AWARD OF THE DISTINGUISHED SERVICE CROSS

TC 320. The following AWARD is announced.

WILLIAMS, MICHAEL J. FIRST LIEUTENANT INFANTRY United States Army Company A 2nd Battalion, 506th Infantry, 3d Brigade, 101st Airborne Division (Airmobile), APO 96383.
Awarded: Distinguished Service Cross
Date of action: 25 July 1968
Theater: Republic of Vietnam
Authority: By direction of the President, under the provisions of the Act of Congress, approved 25 July 1963.

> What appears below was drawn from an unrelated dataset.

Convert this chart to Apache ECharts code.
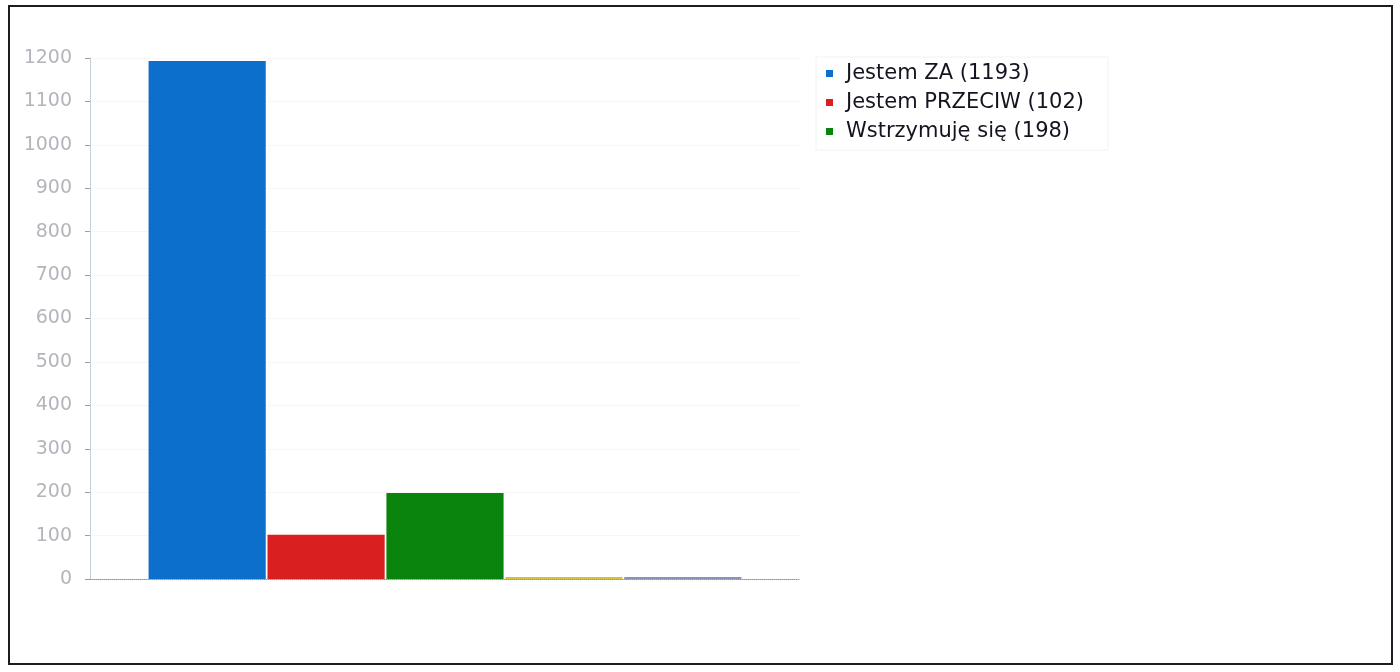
<!DOCTYPE html>
<html>
<head>
<meta charset="utf-8">
<script src="https://cdn.jsdelivr.net/npm/echarts@6/dist/echarts.min.js"></script>
<style>
  html, body { margin: 0; padding: 0; background: #fff; }
  #frame {
    position: absolute; left: 8px; top: 5px;
    width: 1381px; height: 656px;
    border: 2px solid #1c1c24;
  }
  #chart { width: 100%; height: 100%; }
</style>
</head>
<body>
<div id="frame"><div id="chart"></div></div>
<script>
const categories = ['']
const seriesNames = ['Jestem ZA (1193)', 'Jestem PRZECIW (102)', 'Wstrzymuję się (198)', '', ' ']
const seriesValues = [1193, 102, 198, 0, 0]
const seriesColors = ['#0b6fcb', '#d91f1f', '#0a840c', '#d8c23a', '#8a92b8']
const yTicks = { min: 0, max: 1200, interval: 100 }

const chart = echarts.init(document.getElementById('chart'))

chart.setOption({
  animation: false,
  textStyle: { fontFamily: 'DejaVu Sans' },
  grid: { left: 80, top: 51, width: 710, height: 521 },
  legend: {
    data: seriesNames.slice(0, 3),
    orient: 'vertical',
    left: 806,
    top: 50,
    padding: [6, 24, 8, 10],
    borderColor: '#f2f2f2',
    borderWidth: 1,
    icon: 'rect',
    itemWidth: 7,
    itemHeight: 7,
    itemGap: 8,
    textStyle: { fontSize: 21, color: '#141420', padding: [0, 0, 0, 8] },
  },
  xAxis: {
    type: 'category',
    data: categories,
    axisLine: { lineStyle: { color: '#8a92b0', width: 1, type: 'dotted' } },
    axisTick: { show: false },
    axisLabel: { show: false },
  },
  yAxis: {
    type: 'value',
    min: yTicks.min,
    max: yTicks.max,
    interval: yTicks.interval,
    axisLine: { show: true, lineStyle: { color: '#b8c4cc', type: 'dotted' } },
    axisTick: { show: true, length: 5, lineStyle: { color: '#9aa0aa' } },
    axisLabel: {
      fontSize: 19,
      color: '#b4b4bc',
      margin: 18,
      formatter: (v) => String(v),
    },
    splitLine: { lineStyle: { color: '#eeeeee', type: 'dotted' } },
  },
  series: seriesValues.map((v, i) => ({
    type: 'bar',
    name: seriesNames[i],
    data: [v],
    barMinHeight: i > 2 ? 2 : 0,
    barGap: '1.5%',
    barCategoryGap: '16.5%',
    itemStyle: { color: seriesColors[i] },
  })),
})
</script>
</body>
</html>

Reason: For extraordinary heroism in connection with military operations involving conflict with an armed hostile force in the Republic of Vietnam: First Lieutenant Williams distinguished himself by exceptionally valorous actions on 25 July 1968 as a platoon leader during combat operations near Cu Chi. Lieutenant Williams' company was met by fierce small arms and machine gun fire as it was inserted by helicopter into an enemy-held area. Crossing seventy-five meters of bullet swept rice paddy, he reached a hedgerow in which the majority of the hostile positions were concealed. He quickly silenced one machine gun with a hand grenade, and then crawled through the bushes, methodically destroying the communists strongholds and killing the occupants. Despite receiving numerous fragmentation wounds in his legs from an enemy hand grenade, he stood up and charged a machine gun position which had his comrades pinned down. Completely exposing himself to the hostile fusillade, he tossed a grenade into the bunker's opening and used the fortification itself as a shield from the blast. After insuring that the machine gun had been rendered useless, he crawled into the open rice paddy and began moving back to his men, but was shot through both legs by the communists and again received fragmentation wounds in his legs from an enemy hand grenade. Realizing that he would be killed if he moved, Lieutenant Williams played dead for eight hours not more than twenty feet from the hostile positions. When darkness came he dragged himself more than three hundred meters back to his unit's night location. First Lieutenant Williams' extraordinary heroism and devotion to duty were in keeping with the highest traditions of the military service and reflect great credit upon himself, his unit, and the United States Army.